## Begin AVAILABLE DATA
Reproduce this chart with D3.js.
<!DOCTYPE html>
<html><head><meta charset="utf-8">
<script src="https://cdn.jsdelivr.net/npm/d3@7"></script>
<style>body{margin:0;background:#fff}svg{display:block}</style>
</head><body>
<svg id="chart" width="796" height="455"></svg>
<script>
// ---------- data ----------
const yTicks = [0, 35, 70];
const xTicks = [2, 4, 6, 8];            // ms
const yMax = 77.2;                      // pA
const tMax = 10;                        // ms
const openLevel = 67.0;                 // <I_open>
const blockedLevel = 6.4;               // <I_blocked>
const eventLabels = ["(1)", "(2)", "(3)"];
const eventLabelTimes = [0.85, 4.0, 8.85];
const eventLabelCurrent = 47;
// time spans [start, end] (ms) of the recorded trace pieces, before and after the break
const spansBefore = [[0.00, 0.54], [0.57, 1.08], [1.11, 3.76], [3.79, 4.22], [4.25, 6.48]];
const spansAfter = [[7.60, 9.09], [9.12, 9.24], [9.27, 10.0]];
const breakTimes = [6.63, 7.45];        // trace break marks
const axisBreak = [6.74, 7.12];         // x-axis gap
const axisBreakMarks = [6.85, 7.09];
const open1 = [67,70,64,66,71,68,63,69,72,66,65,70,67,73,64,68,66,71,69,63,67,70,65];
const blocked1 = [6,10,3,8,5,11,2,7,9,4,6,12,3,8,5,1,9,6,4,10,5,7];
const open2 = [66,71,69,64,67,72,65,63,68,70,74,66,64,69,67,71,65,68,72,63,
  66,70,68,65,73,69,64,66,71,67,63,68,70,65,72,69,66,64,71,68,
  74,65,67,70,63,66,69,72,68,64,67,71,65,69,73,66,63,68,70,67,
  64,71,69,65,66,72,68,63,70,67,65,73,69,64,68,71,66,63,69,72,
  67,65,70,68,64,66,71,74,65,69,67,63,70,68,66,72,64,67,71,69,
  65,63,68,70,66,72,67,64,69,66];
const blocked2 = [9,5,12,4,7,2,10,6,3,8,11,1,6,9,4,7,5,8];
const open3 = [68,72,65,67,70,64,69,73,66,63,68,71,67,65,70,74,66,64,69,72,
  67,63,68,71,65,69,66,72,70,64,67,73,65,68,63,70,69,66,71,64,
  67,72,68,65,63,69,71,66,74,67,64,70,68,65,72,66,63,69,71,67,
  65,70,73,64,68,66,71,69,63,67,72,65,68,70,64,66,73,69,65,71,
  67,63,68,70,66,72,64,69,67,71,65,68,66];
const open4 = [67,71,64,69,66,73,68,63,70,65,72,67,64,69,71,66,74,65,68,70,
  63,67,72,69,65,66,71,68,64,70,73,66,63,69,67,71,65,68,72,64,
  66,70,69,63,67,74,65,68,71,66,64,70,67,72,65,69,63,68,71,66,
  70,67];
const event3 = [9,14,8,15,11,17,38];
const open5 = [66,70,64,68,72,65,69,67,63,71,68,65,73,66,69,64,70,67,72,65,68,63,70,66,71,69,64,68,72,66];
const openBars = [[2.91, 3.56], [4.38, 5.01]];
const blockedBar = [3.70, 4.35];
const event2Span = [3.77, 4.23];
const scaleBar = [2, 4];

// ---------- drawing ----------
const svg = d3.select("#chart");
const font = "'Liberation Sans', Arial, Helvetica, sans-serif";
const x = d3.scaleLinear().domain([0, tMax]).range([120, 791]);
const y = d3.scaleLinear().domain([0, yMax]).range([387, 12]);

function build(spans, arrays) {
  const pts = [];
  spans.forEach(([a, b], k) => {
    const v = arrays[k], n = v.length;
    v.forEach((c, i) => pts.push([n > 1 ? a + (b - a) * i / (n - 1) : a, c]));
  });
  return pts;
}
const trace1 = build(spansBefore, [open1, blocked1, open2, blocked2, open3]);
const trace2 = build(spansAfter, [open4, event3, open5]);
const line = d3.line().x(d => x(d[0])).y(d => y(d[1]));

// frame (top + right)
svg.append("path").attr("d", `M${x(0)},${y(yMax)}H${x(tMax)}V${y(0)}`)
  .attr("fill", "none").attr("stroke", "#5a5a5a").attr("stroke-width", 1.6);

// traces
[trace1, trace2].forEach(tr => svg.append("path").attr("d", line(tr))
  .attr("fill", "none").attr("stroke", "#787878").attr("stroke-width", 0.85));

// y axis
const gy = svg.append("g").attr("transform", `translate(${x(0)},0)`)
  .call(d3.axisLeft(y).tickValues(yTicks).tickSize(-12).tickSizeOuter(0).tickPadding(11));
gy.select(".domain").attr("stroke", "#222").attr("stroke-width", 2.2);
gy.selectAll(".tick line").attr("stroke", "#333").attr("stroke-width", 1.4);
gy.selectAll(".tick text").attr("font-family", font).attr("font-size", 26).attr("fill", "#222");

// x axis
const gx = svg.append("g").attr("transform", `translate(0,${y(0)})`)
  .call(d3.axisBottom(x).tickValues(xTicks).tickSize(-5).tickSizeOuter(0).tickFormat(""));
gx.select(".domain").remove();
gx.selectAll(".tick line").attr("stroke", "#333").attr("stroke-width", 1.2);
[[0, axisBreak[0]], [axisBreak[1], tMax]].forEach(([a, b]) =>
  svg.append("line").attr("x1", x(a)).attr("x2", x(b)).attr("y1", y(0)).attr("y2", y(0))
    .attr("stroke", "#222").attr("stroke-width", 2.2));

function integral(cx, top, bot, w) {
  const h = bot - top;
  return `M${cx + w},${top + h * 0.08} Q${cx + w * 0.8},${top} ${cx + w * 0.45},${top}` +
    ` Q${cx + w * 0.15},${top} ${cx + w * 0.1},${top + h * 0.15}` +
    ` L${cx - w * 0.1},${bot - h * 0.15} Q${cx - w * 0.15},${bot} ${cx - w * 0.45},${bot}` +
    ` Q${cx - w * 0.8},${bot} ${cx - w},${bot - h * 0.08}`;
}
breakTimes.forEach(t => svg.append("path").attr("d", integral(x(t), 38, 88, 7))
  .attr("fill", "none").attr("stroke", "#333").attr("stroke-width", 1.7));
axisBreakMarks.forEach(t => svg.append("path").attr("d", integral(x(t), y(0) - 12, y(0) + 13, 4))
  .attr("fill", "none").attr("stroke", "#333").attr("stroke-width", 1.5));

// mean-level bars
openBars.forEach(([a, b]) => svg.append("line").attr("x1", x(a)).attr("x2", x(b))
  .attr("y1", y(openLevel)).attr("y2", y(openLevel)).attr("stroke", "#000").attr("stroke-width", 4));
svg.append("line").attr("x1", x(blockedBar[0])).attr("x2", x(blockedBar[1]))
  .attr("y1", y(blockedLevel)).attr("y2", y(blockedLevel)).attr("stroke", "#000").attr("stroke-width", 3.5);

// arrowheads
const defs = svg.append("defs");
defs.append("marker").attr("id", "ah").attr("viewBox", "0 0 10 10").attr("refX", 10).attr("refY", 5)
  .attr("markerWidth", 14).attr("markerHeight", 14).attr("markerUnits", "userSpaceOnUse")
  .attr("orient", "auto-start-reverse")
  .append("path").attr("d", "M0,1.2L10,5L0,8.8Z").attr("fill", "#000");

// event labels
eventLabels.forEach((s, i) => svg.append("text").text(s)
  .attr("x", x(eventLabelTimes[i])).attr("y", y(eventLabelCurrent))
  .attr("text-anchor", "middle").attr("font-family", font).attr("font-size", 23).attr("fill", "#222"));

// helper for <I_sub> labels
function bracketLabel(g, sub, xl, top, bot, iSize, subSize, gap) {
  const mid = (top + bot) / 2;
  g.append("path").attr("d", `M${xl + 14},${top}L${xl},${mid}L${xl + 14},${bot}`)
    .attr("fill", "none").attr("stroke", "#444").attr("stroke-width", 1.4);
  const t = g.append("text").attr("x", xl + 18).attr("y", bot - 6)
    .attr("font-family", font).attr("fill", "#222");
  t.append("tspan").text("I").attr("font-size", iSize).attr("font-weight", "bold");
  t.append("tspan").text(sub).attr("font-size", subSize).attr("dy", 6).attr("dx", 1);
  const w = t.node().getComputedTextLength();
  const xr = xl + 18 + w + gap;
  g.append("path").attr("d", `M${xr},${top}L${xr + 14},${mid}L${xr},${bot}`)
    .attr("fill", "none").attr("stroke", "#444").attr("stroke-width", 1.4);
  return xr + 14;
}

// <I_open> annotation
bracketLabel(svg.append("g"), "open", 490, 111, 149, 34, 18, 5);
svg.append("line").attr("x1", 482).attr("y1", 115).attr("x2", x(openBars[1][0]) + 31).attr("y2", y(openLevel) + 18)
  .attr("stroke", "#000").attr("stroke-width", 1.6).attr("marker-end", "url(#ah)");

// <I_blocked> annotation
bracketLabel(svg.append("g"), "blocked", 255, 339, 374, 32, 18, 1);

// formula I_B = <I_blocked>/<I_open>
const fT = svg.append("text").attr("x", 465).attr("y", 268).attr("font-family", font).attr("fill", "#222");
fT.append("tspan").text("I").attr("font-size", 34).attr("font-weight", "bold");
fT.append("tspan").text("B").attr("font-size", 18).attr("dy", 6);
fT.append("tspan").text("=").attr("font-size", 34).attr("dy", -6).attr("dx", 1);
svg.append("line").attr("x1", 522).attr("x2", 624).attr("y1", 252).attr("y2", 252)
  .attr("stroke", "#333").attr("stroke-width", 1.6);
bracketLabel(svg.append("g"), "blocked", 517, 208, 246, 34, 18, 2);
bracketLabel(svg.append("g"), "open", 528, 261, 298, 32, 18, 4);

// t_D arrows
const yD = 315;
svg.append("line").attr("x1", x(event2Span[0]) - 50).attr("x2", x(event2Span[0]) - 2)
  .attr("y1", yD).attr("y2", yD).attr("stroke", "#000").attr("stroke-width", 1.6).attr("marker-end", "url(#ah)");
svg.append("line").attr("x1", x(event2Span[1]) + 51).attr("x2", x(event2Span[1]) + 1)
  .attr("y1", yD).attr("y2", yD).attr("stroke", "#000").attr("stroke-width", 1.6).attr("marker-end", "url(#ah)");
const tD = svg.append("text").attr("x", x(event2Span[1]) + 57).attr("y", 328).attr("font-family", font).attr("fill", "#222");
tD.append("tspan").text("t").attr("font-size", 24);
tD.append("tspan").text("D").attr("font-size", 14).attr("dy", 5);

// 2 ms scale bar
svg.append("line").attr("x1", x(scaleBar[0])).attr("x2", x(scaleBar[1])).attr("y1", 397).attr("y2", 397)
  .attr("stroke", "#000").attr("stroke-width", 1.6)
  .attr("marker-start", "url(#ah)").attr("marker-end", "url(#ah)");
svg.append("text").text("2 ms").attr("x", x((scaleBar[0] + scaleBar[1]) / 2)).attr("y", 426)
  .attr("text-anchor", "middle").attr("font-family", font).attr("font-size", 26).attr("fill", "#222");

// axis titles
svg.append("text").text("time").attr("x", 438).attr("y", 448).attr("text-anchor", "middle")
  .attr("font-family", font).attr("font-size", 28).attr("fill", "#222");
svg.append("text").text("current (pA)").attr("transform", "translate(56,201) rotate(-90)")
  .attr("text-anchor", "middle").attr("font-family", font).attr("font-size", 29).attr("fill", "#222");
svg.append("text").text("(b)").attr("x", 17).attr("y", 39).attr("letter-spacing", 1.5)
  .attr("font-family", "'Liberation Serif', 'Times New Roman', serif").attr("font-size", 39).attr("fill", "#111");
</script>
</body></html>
## End AVAILABLE DATA
** AIM **
Look over the material above and show each line where "chart" appears.

** SOLVED PROBLEM **
Reproduce this chart with D3.js.
<svg id="chart" width="796" height="455"></svg>
const svg = d3.select("#chart");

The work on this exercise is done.